New freshman defensive linemen Regie Meant (6-foot-5, 275 pounds) and Jason Hatcher (6-3, 250) were men among boys even though they both just graduated high school a few months ago.
They've drawn the eye of their new coordinator as well.
When asked Friday about what freshmen he thought could help UK's defense right away, Eliot specifically mentioned hearing good things about cornerback Jaleel Hytche and those two linemen: "Jason Hatcher's been doing some good things; I've heard good things on Regie Meant. A lot of those guys have had great summers.
"I'm hoping we can get some development out of those guys in training camp and they can help us in the fall."
It was quite a change from what former UK coach Phillips was talking about just two summers ago. He was specifically discussing UK's need to "grow" defensive linemen like Collins Ukwu who arrived on campus a scrawny 200 pounds and trained to put on 60-plus pounds of muscle by his senior season.

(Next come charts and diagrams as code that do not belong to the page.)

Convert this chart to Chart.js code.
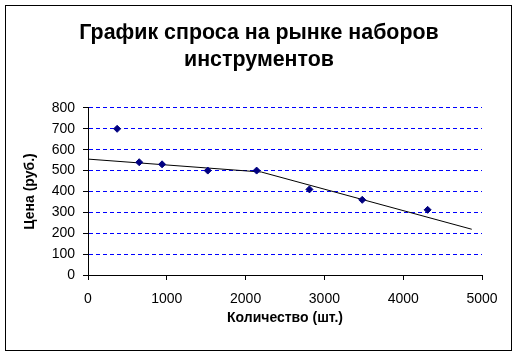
<!DOCTYPE html>
<html>
<head>
<meta charset="utf-8">
<script src="https://cdn.jsdelivr.net/npm/chart.js@4"></script>
<style>
  html, body { margin: 0; padding: 0; background: #fff; }
  #wrap { width: 518px; height: 356px; }
</style>
</head>
<body>
<div id="wrap"><canvas id="chart" width="518" height="356"></canvas></div>
<script>
// Observed points (quantity, price)
const quantity = [370, 650, 940, 1520, 2140, 2810, 3480, 4310];
const price = [700, 540, 530, 500, 500, 410, 360, 312];

// Trend line vertices
const trendX = [0, 2200, 4870];
const trendY = [555, 493, 219];

const titleLines = ['График спроса на рынке наборов', 'инструментов'];
const xTitle = 'Количество (шт.)';
const yTitle = 'Цена (руб.)';

const font = 'Arial, "Liberation Sans", sans-serif';

// white background + frame
const frame = {
    id: 'frame',
    beforeDraw(chart) {
        const ctx = chart.ctx;
        ctx.save();
        ctx.fillStyle = '#fff';
        ctx.fillRect(0, 0, chart.width, chart.height);
        ctx.strokeStyle = '#000';
        ctx.lineWidth = 1;
        ctx.strokeRect(5.5, 5.5, 506, 345);
        ctx.restore();
    },
    // center the title over the whole canvas, not just the padded area
    afterLayout(chart) {
        const t = chart.titleBlock;
        if (t) {
            t.left = 0;
            t.right = chart.width;
            t.width = chart.width;
        }
    }
};

new Chart(document.getElementById('chart'), {
    type: 'scatter',
    data: {
        datasets: [
            {
                label: 'Спрос',
                data: quantity.map((q, i) => ({ x: q, y: price[i] })),
                pointStyle: 'rectRot',
                pointRadius: 3.5,
                backgroundColor: '#000080',
                borderColor: '#000080',
                borderWidth: 1
            },
            {
                label: 'Тренд',
                type: 'line',
                data: trendX.map((q, i) => ({ x: q, y: trendY[i] })),
                borderColor: '#000',
                borderWidth: 1,
                pointRadius: 0,
                fill: false,
                tension: 0
            }
        ]
    },
    options: {
        responsive: false,
        animation: false,
        layout: { padding: { left: 0, right: 36, top: 0, bottom: 0 } },
        plugins: {
            legend: { display: false },
            tooltip: { enabled: false },
            title: {
                display: true,
                text: titleLines,
                color: '#000',
                font: { family: font, size: 21.4, weight: 'bold', lineHeight: 1.26 },
                padding: { top: 20, bottom: 34 }
            }
        },
        scales: {
            x: {
                type: 'linear',
                min: 0,
                max: 5000,
                ticks: {
                    stepSize: 1000,
                    color: '#000',
                    font: { family: font, size: 14 },
                    padding: 11,
                    maxRotation: 0,
                    callback: v => String(v)
                },
                grid: { drawOnChartArea: false, drawTicks: true, tickLength: 5, tickColor: '#000', color: '#000' },
                border: { color: '#000', width: 1 },
                title: { display: true, text: xTitle, color: '#000', font: { family: font, size: 14, weight: 'bold' }, padding: { top: 4, bottom: 29 } },
                afterFit(scale) { scale.height = 81; }
            },
            y: {
                min: 0,
                max: 800,
                ticks: { stepSize: 100, color: '#000', font: { family: font, size: 14 }, padding: 8, callback: v => String(v) },
                grid: { color: '#0000ff', lineWidth: 1, tickLength: 5, tickColor: '#000', tickBorderDash: [] },
                border: { color: '#000', width: 1, dash: [4, 3] },
                title: { display: true, text: yTitle, color: '#000', font: { family: font, size: 14, weight: 'bold' }, padding: { top: 22, bottom: 4 } },
                afterFit(scale) { scale.width = 88; }
            }
        }
    },
    plugins: [frame]
});
</script>
</body>
</html>
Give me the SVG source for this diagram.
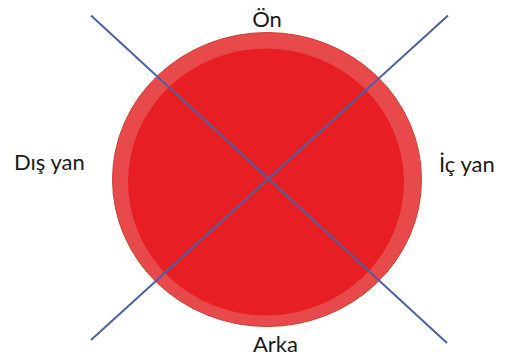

"We've been a place that has had to grow and project defensive linemen," Phillips said at the time.
He lamented that "all the great defensive linemen migrate to the same places" and that it wasn't usually Kentucky.
Made me wonder if UK has now become one of those places with 2014 commitments from linemen like Cory Johnson (6-3, 295-pound four star), Adrian Middleton (6-4, 275-pound three star), Tymere Dubose (6-6, 265-pound three star) and Denzel Ware (6-1, 241-pound three star).